_What is required_
Leave out the pictures and retype only the lines from the opening line to the line that holds "import matplotlib.transforms as mtransforms", both ends included.

◆ ◆ ◆ ◆ ◆ ◆ ◆

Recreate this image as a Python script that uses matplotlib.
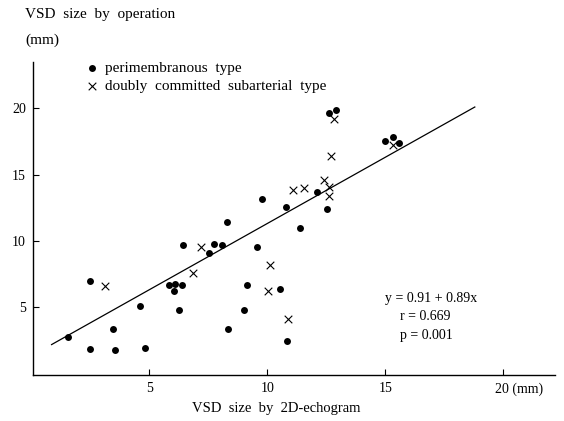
import matplotlib
matplotlib.use("Agg")
import matplotlib.pyplot as plt
import matplotlib.transforms as mtransforms

# perimembranous type (dots)
peri_x = [2.49, 1.54, 2.46, 3.44, 3.56, 4.58, 4.83, 5.85, 6.07, 6.06, 6.37,
          6.27, 7.51, 8.32, 9.03, 9.12, 10.53, 10.85, 9.76, 10.79, 8.31, 6.44,
          7.75, 8.08, 9.55, 12.63, 12.91, 14.99, 15.34, 15.59, 12.11, 12.54, 11.40]
peri_y = [7.02, 2.74, 1.84, 3.40, 1.82, 5.13, 1.97, 6.68, 6.79, 6.23, 6.66,
          4.83, 9.13, 3.37, 4.83, 6.66, 6.36, 2.46, 13.19, 12.58, 11.43, 9.68,
          9.75, 9.68, 9.55, 19.68, 19.90, 17.54, 17.84, 17.39, 13.69, 12.44, 11.01]

# doubly committed subarterial type (crosses)
dcsa_x = [3.12, 6.83, 7.19, 10.10, 10.04, 10.89, 12.81, 12.72, 15.31, 11.07,
          11.57, 12.39, 12.63, 12.63]
dcsa_y = [6.59, 7.57, 9.55, 8.17, 6.27, 4.15, 19.22, 16.38, 17.21, 13.82,
          13.99, 14.63, 14.07, 13.37]

# regression line as drawn in the figure
line_x = [0.85, 18.8]
line_y = [2.2, 20.1]

x_ticks = [5, 10, 15, 20]
x_ticklabels = ["5", "10", "15", "20 (mm)"]
y_ticks = [5, 10, 15, 20]

plt.rcParams["font.family"] = ["Liberation Serif", "DejaVu Serif"]

fig = plt.figure(figsize=(5.64, 4.21), dpi=100)
ax = fig.add_axes([0.058, 0.109, 0.926, 0.744])

ax.plot(line_x, line_y, color="black", lw=0.9)
ax.scatter(peri_x, peri_y, s=25, color="black", marker="o", linewidths=0,
           label="perimembranous  type", zorder=3)
ax.scatter(dcsa_x, dcsa_y, s=30, color="black", marker="x", linewidths=0.8,
           label="doubly  committed  subarterial  type", zorder=3)

ax.set_xlim(0.05, 22.2)
ax.set_ylim(-0.1, 23.5)
ax.set_xticks(x_ticks)
ax.set_xticklabels(x_ticklabels)
ax.set_yticks(y_ticks)
ax.tick_params(direction="in", length=4, width=0.8, labelsize=10, pad=5)
for s in ("top", "right"):
    ax.spines[s].set_visible(False)
for s in ("left", "bottom"):
    ax.spines[s].set_linewidth(1.0)

# keep "20" centred on its tick, with "(mm)" trailing to the right
last = ax.get_xticklabels()[-1]
last.set_horizontalalignment("left")
last.set_transform(last.get_transform() +
                   mtransforms.ScaledTranslation(-6 / 72, 0, fig.dpi_scale_trans))

fig.text(0.045, 0.965, "VSD  size  by  operation", fontsize=11, ha="left", va="center")
fig.text(0.045, 0.905, "(mm)", fontsize=11, ha="left", va="center")
fig.text(0.49, 0.03, "VSD  size  by  2D-echogram", fontsize=10.5, ha="center", va="center")

ax.legend(loc="upper left", bbox_to_anchor=(0.075, 1.04), frameon=False,
          fontsize=11, handletextpad=0.4, labelspacing=0.25, borderpad=0.3,
          handlelength=1.0)

ax.text(0.675, 0.235, "y = 0.91 + 0.89x", transform=ax.transAxes, fontsize=10)
ax.text(0.703, 0.175, "r = 0.669", transform=ax.transAxes, fontsize=10)
ax.text(0.703, 0.115, "p = 0.001", transform=ax.transAxes, fontsize=10)

fig.savefig("out.png", dpi=100)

◆ ◆ ◆ ◆ ◆ ◆ ◆

_Output for this task_
Recreate this image as a Python script that uses matplotlib.
import matplotlib
matplotlib.use("Agg")
import matplotlib.pyplot as plt
import matplotlib.transforms as mtransforms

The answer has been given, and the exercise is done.